Why is the first caucus/primary in Iowa?
The first contest of the presidential election campaign is in Iowa because that has become traditional. There is nothing about Iowa that makes it “deserve” to be the first state to have a caucus or a primary election.
Iowa has only been the first in the nation in terms of caucuses since 1972. In that year, the Democratic Party decided to change their system for selecting their nominee for the presidency. Iowa happened to have a process that took a long time (it has three levels of caucuses or conventions and then it has a state convention). This meant that Iowa needed more time to get their process done, so it made sense for them to start early. This was not seen as a big deal at the time. In 1976, the Republicans also had Iowa go first.

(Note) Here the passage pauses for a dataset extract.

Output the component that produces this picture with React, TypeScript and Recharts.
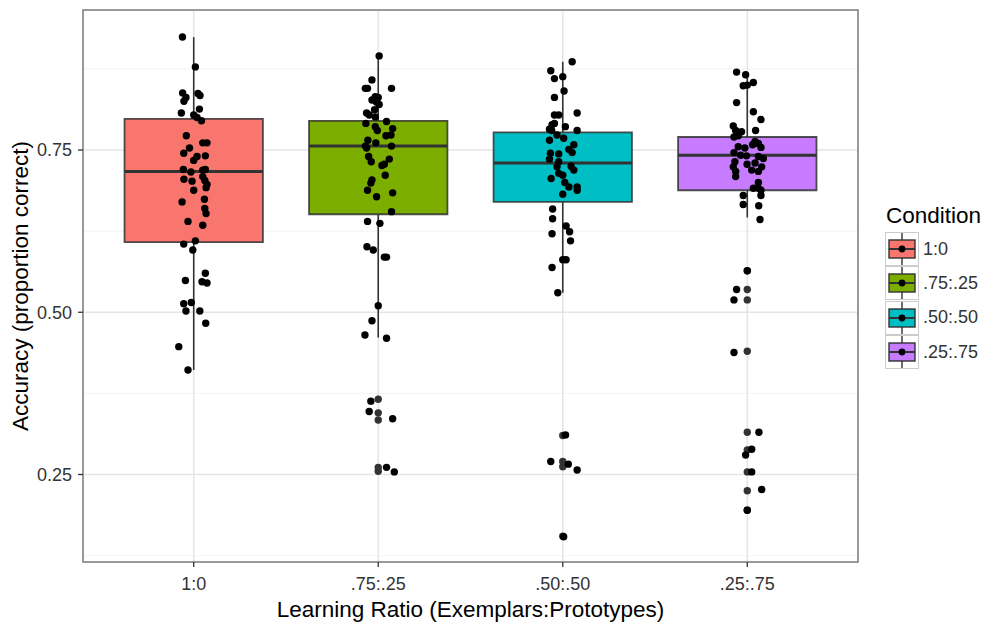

It was in 1976 that people came to think that Iowa was really important. In that presidential election, there was no obvious candidate on the Democratic side. Jimmy Carter then won the Iowa caucuses and that put him in the spotlight. He went on to win the nomination and the presidency. That made people realize that winning Iowa could make a candidate look good and give him or her a big boost towards the nomination. Since then, candidates have typically treated Iowa as a big deal and Iowa does not want to let any other state go before it.
So, Iowa goes first in presidential elections just because it happened that way and then it became traditional. There is no real reason that Iowa should go first, but now that it is this way, Iowa will not give its spot up easily.